Lucy was quite a bit of trouble after freshening.  She couldn't nurse her calf because her udder hung too low for the calf to get to a teat.  So it meant bringing her into the barn to milk her and then taking the milk back out to the calf in a nipple pail.  Of course, Lucy was frantic the whole time she was being milked, not understanding that she would get to be back with her calf in a few minutes.  I had to milk her with the water hose in hand, because nervous cows make lots of manure.

I got splattered with manure more than once, including in the face.  One always nose breathes when milking newly fresh cows!

After the first week, the calf caught on, but she was not drinking from two of the quarters, so I still had to bring Lucy in every day or so to get her milked out.  Leaving milk sit in the udder is a good way to get mastitis, so we didn't want to go there.

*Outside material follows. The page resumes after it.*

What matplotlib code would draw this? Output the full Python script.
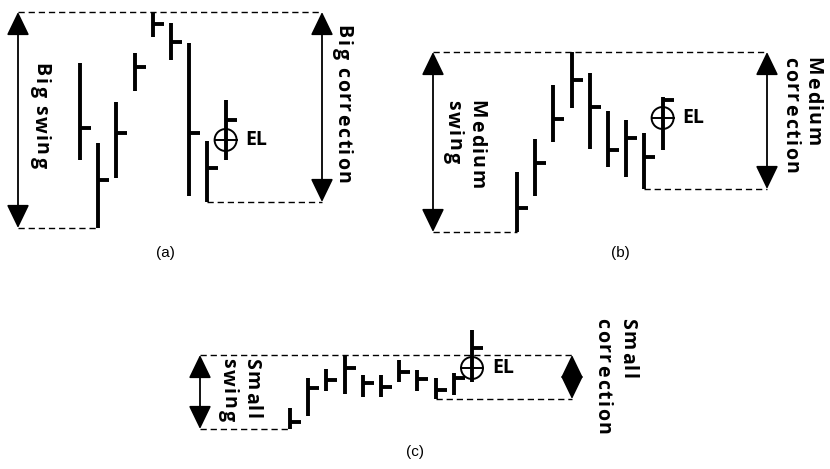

Mike realized that Lucy would behave better with other cows in the barn.  Rosie was always so good about going in the barn, and so we brought her in.  But then Rosie left us.  In anticipation of her departure, I had starting bringing in her daughter Lucky (now Lucky Rose) every two or three milkings.  Of course, that was a change, and cows don't like change.  So Lucy bolted a few times, broke down some fencing, and took to pooping in the barn again.

Things seem to be under control again.  Androo did a great job of repairing the fencing that Lucy had destroyed.  He also put up a bit of fence to keep Lucky Rose from jumping over the machinery to get to the clover hay bales on the other side.  BIG help.

The cows seem to have adjusted to losing Rosie, and I don't have to wander all over the paddock to find Lucy and Lucky Rose at milking time.  They came in docilely this morning, and nobody bolted or leaped over machinery or broke anything.  I came in from milking unscathed, and not needing a shower.  And Lucy milked so well!  Best milking ever.  With only one cow milking, the shareholders are not getting much, but everyone is so thankful that we have milk again, after the herd went dry in late October.

So the cow situation couldn't be better.  I think about finding them a new home, and then a morning like this one makes me want to hold on to them until I absolutely can no longer physically take care of them.  Bovines are beautiful animals.  I am bonded to them, and can't imagine this farm without them.